BofA Proposes $26B-$51B Buyback to Boost Nvidia Yield and Narrow 50% Valuation Gap
BofA analysts highlight Nvidia’s near-zero 0.02% dividend yield and suggest boosting to 0.5%-1% by allocating $26B-$51B (15%-30% of 2026 FCF) to close its 50% P/E valuation discount versus peer average of 49x/41.5x. Alphabet’s raised AI infrastructure capex to $180B-$190B for 2026 and higher 2027 spending underpins continued Nvidia GPU demand.
1. BofA Dividend Yield Proposal
BofA analysts call on Nvidia to raise its dividend yield from 0.02% to between 0.5% and 1% by reallocating $26B to $51B in free cash flow. This move would align Nvidia’s yield with Apple and Microsoft and signal stronger shareholder returns.
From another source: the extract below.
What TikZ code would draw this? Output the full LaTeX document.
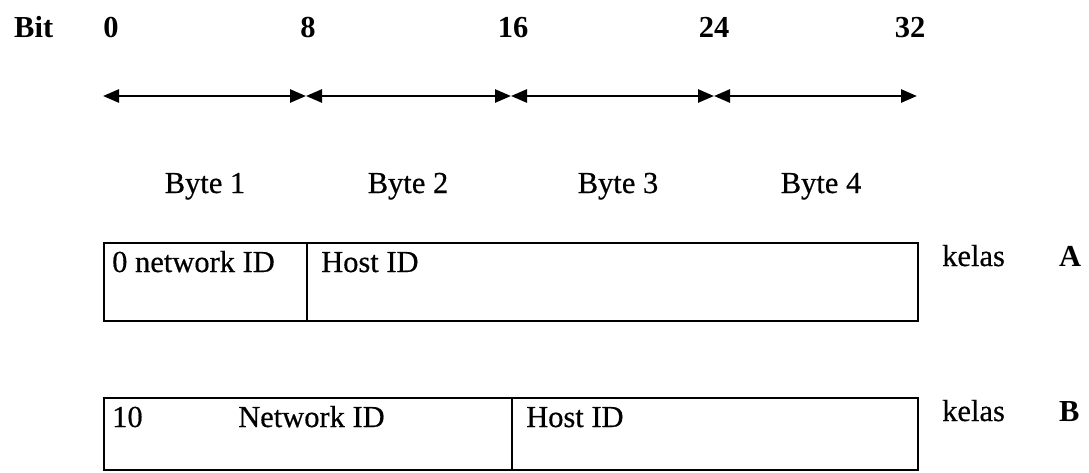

2. Valuation Discount Analysis
At 26x/19x 2026/27 P/E versus a peer average of 49x/41.5x, Nvidia trades at roughly a 50% P/E discount. On a free cash flow basis, its market-cap-to-FCF multiple sits about 30% below Apple and Microsoft.
3. Capital Return Capacity
Nvidia is projected to generate over $400B in free cash flow during 2026–27. Allocating 15%–30% of this cash for dividends and buybacks would boost returns to peer-average levels and potentially broaden its investor base.
4. AI Infrastructure Demand from Alphabet
Alphabet raised its AI infrastructure spending guidance to $180B–$190B for 2026 with further increases planned for 2027. This capex surge is expected to drive higher demand for Nvidia’s data-center GPUs across AI initiatives.